Water-stressed India is a major exporter of 'virtual water' embedded in water-intensive crops like rice and sugarcane. Annual exports of billions of liters of embedded water strain scarce resources, particularly in states like Maharashtra, Punjab, and Haryana. This paradox highlights policy challenges, prompting calls for sustainable export strategies, crop diversification, and better water management.

India's Invisible Water Drain: Billions of Liters Exported Via Crops

The Invisible Drain

India, despite facing significant water scarcity, ranks among the world's largest exporters of 'virtual water'—the water embedded within exported agricultural products. This phenomenon sees billions of liters of precious water leaving the country, primarily through water-intensive crops like rice and sugarcane.

Scale of the Problem

Research indicates India exported an average of 26 billion liters of virtual water annually between 2006 and 2016. More recent figures suggest that rice exports alone in 2023-24, amounting to approximately 16 million tonnes, represent a drain of about 40 billion cubic meters, or 17% of the country's annual groundwater extraction.

Sugarcane's Shadow

Sugarcane, a particularly thirsty crop demanding 1,500 to 3,000 liters of water per kilogram, presents a severe challenge. In Maharashtra, prone to drought, producing one kilogram of sugar can consume 2,450 liters of water, far exceeding the 990 liters needed in Uttar Pradesh. This crop, cultivated on a mere 3-4% of Maharashtra's farmland, accounts for a disproportionate 60-70% of the state's irrigation water, often driven by political patronage and assured procurement, even during drought years.
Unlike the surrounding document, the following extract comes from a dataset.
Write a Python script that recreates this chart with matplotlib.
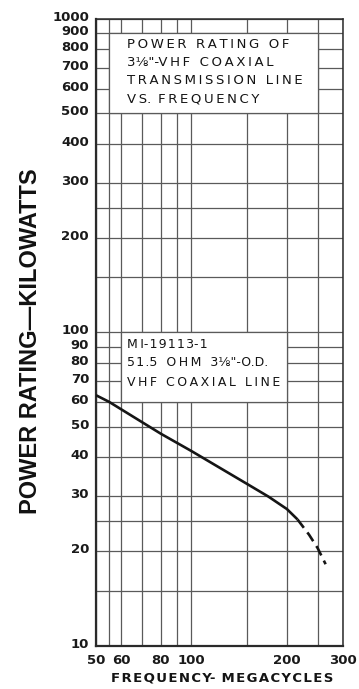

Approximately 775,000 tonnes of sugar were exported in 2024-25, further draining water from scarce regions.

Policy Paradoxes

India's agricultural policies, designed for food security, inadvertently promote virtual water exports from stressed regions. The Minimum Support Price (MSP) regime heavily favors water-intensive crops like rice and wheat, leading to monoculture and unsustainable groundwater depletion. States like Punjab and Haryana continue extensive paddy cultivation despite groundwater extraction rates exceeding sustainable recharge by 164% and 136% respectively, resulting in the loss of billions of cubic meters of groundwater between 2003 and 2020.

Towards Sustainable Exports

While agricultural exports generated $41.25 billion in 2020-21 and support livelihoods, the focus must shift to sustainability. Experts propose channeling water-intensive exports from regions with better water endowments. Schemes like Haryana's 'Mera Pani Meri Virasat', which incentivizes farmers to shift from paddy to less water-guzzling crops, offer a model. Expanding the MSP basket to include millets, pulses, and oilseeds, complemented by income support like PM-KISAN, could encourage diversification. Technological interventions such as metered electricity, micro-irrigation, System of Rice Intensification, and Alternate Wetting and Drying techniques can reduce water usage by 30-40% without impacting yields. The ultimate goal is to export prosperity, not precious water.